◆ **WORK TO BE COMPLETED**
From the entries that follow, list every line in which the string "Python" appears.

◆ **DATA FOR THIS EXERCISE**
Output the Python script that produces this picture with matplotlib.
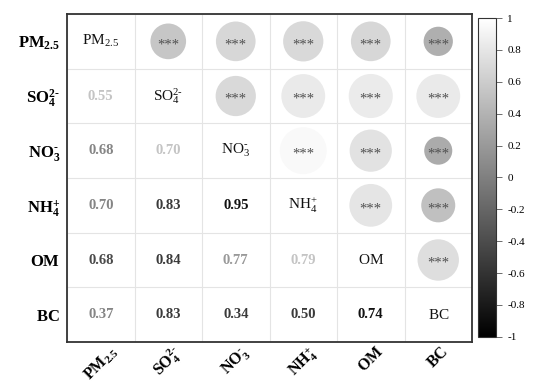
import matplotlib
matplotlib.use('Agg')
import matplotlib.pyplot as plt
import numpy as np
from matplotlib.colors import LinearSegmentedColormap, Normalize

plt.rcParams['font.family'] = 'Liberation Serif'
plt.rcParams['mathtext.fontset'] = 'custom'
plt.rcParams['mathtext.rm'] = 'Liberation Serif'
plt.rcParams['mathtext.bf'] = 'Liberation Serif:bold'
plt.rcParams['mathtext.it'] = 'Liberation Serif:italic'

# species names (mathtext, plain and bold)
names = ['PM_{2.5}', r'SO_4^{2\text{-}}', r'NO_3^{\text{-}}', 'NH_4^{+}', 'OM', 'BC']
names_plain = [r'$\mathrm{' + n + '}$' for n in names]
names_bold = [r'$\mathbf{' + n + '}$' for n in names]

# Pearson r (symmetric, read from the lower triangle)
corr = [
    [1.00, 0.55, 0.68, 0.70, 0.68, 0.37],
    [0.55, 1.00, 0.70, 0.83, 0.84, 0.83],
    [0.68, 0.70, 1.00, 0.95, 0.77, 0.34],
    [0.70, 0.83, 0.95, 1.00, 0.79, 0.50],
    [0.68, 0.84, 0.77, 0.79, 1.00, 0.74],
    [0.37, 0.83, 0.34, 0.50, 0.74, 1.00],
]
# significance marks for the upper triangle
signif = '***'

# grey level of each number in the lower triangle (style only)
num_grey = [
    [None, None, None, None, None, None],
    ['#c4c4c4', None, None, None, None, None],
    ['#858585', '#c4c4c4', None, None, None, None],
    ['#858585', '#3a3a3a', '#111111', None, None, None],
    ['#4a4a4a', '#3a3a3a', '#999999', '#c4c4c4', None, None],
    ['#858585', '#3a3a3a', '#3a3a3a', '#3a3a3a', '#111111', None],
]

corr = np.array(corr)
n = len(names)

cmap = LinearSegmentedColormap.from_list('grey', ['#000000', '#ffffff'])
norm = Normalize(-1, 1)

fig = plt.figure(figsize=(5.36, 3.85), dpi=100)
ax = fig.add_axes([0.125, 0.1117, 0.7556, 0.8519])

# circles and stars in the upper triangle
xs, ys, vals = [], [], []
for i in range(n):
    for j in range(i + 1, n):
        xs.append(j)
        ys.append(i)
        vals.append(corr[i, j])
vals = np.array(vals)
ax.scatter(xs, ys, s=1200 * np.abs(vals), c=vals, cmap=cmap, norm=norm,
           edgecolors='none', zorder=2)
for x, y in zip(xs, ys):
    ax.text(x, y + 0.06, signif, ha='center', va='center', fontsize=10.5,
            color='#505050', zorder=3)

# names on the diagonal
for i in range(n):
    ax.text(i, i, names_plain[i], ha='center', va='center', fontsize=11,
            color='#111111')

# numbers in the lower triangle
for i in range(n):
    for j in range(i):
        ax.text(j, i, f'{corr[i, j]:.2f}', ha='center', va='center',
                fontsize=10.5, fontweight='bold', color=num_grey[i][j])

ax.set_xlim(-0.5, n - 0.5)
ax.set_ylim(n - 0.5, -0.5)
ax.set_xticks(range(n))
ax.set_yticks(range(n))
ax.set_xticklabels(names_bold, rotation=45, ha='center', fontsize=11.5)
ax.set_yticklabels(names_bold, fontsize=12)
ax.tick_params(axis='both', length=0)
ax.tick_params(axis='x', pad=1)
ax.tick_params(axis='y', pad=5)
ax.set_xticks(np.arange(-0.5, n), minor=True)
ax.set_yticks(np.arange(-0.5, n), minor=True)
ax.tick_params(which='minor', length=0)
ax.grid(which='minor', color='#e4e4e4', lw=0.8)
ax.grid(which='major', visible=False)
for sp in ax.spines.values():
    sp.set_linewidth(1.3)
    sp.set_color('#333333')

# colour bar
cax = fig.add_axes([0.892, 0.125, 0.034, 0.828])
sm = plt.cm.ScalarMappable(norm=norm, cmap=cmap)
cb = fig.colorbar(sm, cax=cax, ticks=np.arange(-1, 1.01, 0.2))
cb.ax.set_yticklabels(['-1', '-0.8', '-0.6', '-0.4', '-0.2', '0', '0.2',
                       '0.4', '0.6', '0.8', '1'])
cb.ax.tick_params(labelsize=8, length=4, width=0.6, color='#555555', pad=4)
cb.outline.set_linewidth(0.8)
cb.outline.set_edgecolor('#333333')

fig.savefig('out.png', dpi=100)
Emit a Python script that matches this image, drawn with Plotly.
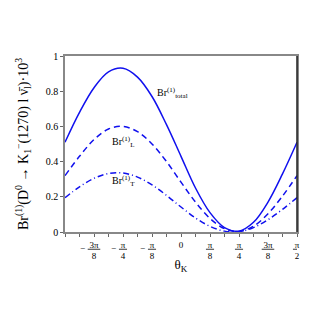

◆ **WRITTEN SOLUTION**
Output the Python script that produces this picture with matplotlib.
Emit a Python script that matches this image, drawn with Plotly.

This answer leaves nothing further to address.